--- Start Collected material ---

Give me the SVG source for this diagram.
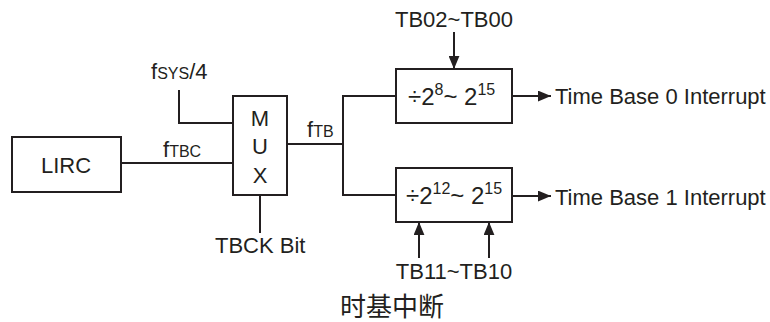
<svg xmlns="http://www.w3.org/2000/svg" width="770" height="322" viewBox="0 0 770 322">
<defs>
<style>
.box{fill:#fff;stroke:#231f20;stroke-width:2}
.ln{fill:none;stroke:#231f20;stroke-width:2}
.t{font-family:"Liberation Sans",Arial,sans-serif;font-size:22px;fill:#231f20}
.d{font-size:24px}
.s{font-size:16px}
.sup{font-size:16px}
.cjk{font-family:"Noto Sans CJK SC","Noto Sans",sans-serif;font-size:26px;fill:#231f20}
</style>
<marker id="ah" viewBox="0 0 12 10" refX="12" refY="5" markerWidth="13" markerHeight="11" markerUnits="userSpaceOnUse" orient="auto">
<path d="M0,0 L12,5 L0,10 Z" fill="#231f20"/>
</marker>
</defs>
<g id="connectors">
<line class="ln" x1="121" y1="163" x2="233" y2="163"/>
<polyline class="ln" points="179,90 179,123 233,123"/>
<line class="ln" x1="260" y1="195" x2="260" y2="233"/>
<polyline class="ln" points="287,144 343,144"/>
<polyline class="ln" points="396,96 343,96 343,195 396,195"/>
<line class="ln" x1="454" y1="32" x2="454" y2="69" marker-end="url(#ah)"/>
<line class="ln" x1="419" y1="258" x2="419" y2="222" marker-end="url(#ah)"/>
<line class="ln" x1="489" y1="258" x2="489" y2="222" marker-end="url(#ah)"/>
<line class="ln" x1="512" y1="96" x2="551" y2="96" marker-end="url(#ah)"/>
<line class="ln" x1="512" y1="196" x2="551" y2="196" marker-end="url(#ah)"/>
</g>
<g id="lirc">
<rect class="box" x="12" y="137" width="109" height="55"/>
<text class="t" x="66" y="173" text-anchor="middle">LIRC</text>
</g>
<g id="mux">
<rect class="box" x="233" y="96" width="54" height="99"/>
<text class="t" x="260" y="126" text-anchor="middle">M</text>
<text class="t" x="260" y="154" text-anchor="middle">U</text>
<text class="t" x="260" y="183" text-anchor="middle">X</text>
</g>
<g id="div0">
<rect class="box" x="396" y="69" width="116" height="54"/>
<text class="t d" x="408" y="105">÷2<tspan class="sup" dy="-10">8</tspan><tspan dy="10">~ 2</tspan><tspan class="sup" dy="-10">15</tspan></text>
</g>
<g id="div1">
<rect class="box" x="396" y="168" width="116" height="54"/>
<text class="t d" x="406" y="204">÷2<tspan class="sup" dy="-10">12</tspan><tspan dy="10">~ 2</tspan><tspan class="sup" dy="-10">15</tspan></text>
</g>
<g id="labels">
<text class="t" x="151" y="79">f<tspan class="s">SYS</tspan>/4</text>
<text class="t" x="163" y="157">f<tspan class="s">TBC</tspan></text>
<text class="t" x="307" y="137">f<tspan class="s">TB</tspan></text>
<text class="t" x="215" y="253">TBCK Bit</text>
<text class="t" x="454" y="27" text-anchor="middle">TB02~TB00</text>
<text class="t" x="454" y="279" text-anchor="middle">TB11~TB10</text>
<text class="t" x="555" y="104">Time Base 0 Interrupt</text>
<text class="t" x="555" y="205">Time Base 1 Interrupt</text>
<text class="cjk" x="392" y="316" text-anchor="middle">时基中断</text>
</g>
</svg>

--- End Collected material ---

What you need to do –
Give the data again exactly as written, with all pictures left out.

Complete response –
Give me the SVG source for this diagram.
<svg xmlns="http://www.w3.org/2000/svg" width="770" height="322" viewBox="0 0 770 322">
<defs>
<style>
.box{fill:#fff;stroke:#231f20;stroke-width:2}
.ln{fill:none;stroke:#231f20;stroke-width:2}
.t{font-family:"Liberation Sans",Arial,sans-serif;font-size:22px;fill:#231f20}
.d{font-size:24px}
.s{font-size:16px}
.sup{font-size:16px}
.cjk{font-family:"Noto Sans CJK SC","Noto Sans",sans-serif;font-size:26px;fill:#231f20}
</style>
<marker id="ah" viewBox="0 0 12 10" refX="12" refY="5" markerWidth="13" markerHeight="11" markerUnits="userSpaceOnUse" orient="auto">
<path d="M0,0 L12,5 L0,10 Z" fill="#231f20"/>
</marker>
</defs>
<g id="connectors">
<line class="ln" x1="121" y1="163" x2="233" y2="163"/>
<polyline class="ln" points="179,90 179,123 233,123"/>
<line class="ln" x1="260" y1="195" x2="260" y2="233"/>
<polyline class="ln" points="287,144 343,144"/>
<polyline class="ln" points="396,96 343,96 343,195 396,195"/>
<line class="ln" x1="454" y1="32" x2="454" y2="69" marker-end="url(#ah)"/>
<line class="ln" x1="419" y1="258" x2="419" y2="222" marker-end="url(#ah)"/>
<line class="ln" x1="489" y1="258" x2="489" y2="222" marker-end="url(#ah)"/>
<line class="ln" x1="512" y1="96" x2="551" y2="96" marker-end="url(#ah)"/>
<line class="ln" x1="512" y1="196" x2="551" y2="196" marker-end="url(#ah)"/>
</g>
<g id="lirc">
<rect class="box" x="12" y="137" width="109" height="55"/>
<text class="t" x="66" y="173" text-anchor="middle">LIRC</text>
</g>
<g id="mux">
<rect class="box" x="233" y="96" width="54" height="99"/>
<text class="t" x="260" y="126" text-anchor="middle">M</text>
<text class="t" x="260" y="154" text-anchor="middle">U</text>
<text class="t" x="260" y="183" text-anchor="middle">X</text>
</g>
<g id="div0">
<rect class="box" x="396" y="69" width="116" height="54"/>
<text class="t d" x="408" y="105">÷2<tspan class="sup" dy="-10">8</tspan><tspan dy="10">~ 2</tspan><tspan class="sup" dy="-10">15</tspan></text>
</g>
<g id="div1">
<rect class="box" x="396" y="168" width="116" height="54"/>
<text class="t d" x="406" y="204">÷2<tspan class="sup" dy="-10">12</tspan><tspan dy="10">~ 2</tspan><tspan class="sup" dy="-10">15</tspan></text>
</g>
<g id="labels">
<text class="t" x="151" y="79">f<tspan class="s">SYS</tspan>/4</text>
<text class="t" x="163" y="157">f<tspan class="s">TBC</tspan></text>
<text class="t" x="307" y="137">f<tspan class="s">TB</tspan></text>
<text class="t" x="215" y="253">TBCK Bit</text>
<text class="t" x="454" y="27" text-anchor="middle">TB02~TB00</text>
<text class="t" x="454" y="279" text-anchor="middle">TB11~TB10</text>
<text class="t" x="555" y="104">Time Base 0 Interrupt</text>
<text class="t" x="555" y="205">Time Base 1 Interrupt</text>
<text class="cjk" x="392" y="316" text-anchor="middle">时基中断</text>
</g>
</svg>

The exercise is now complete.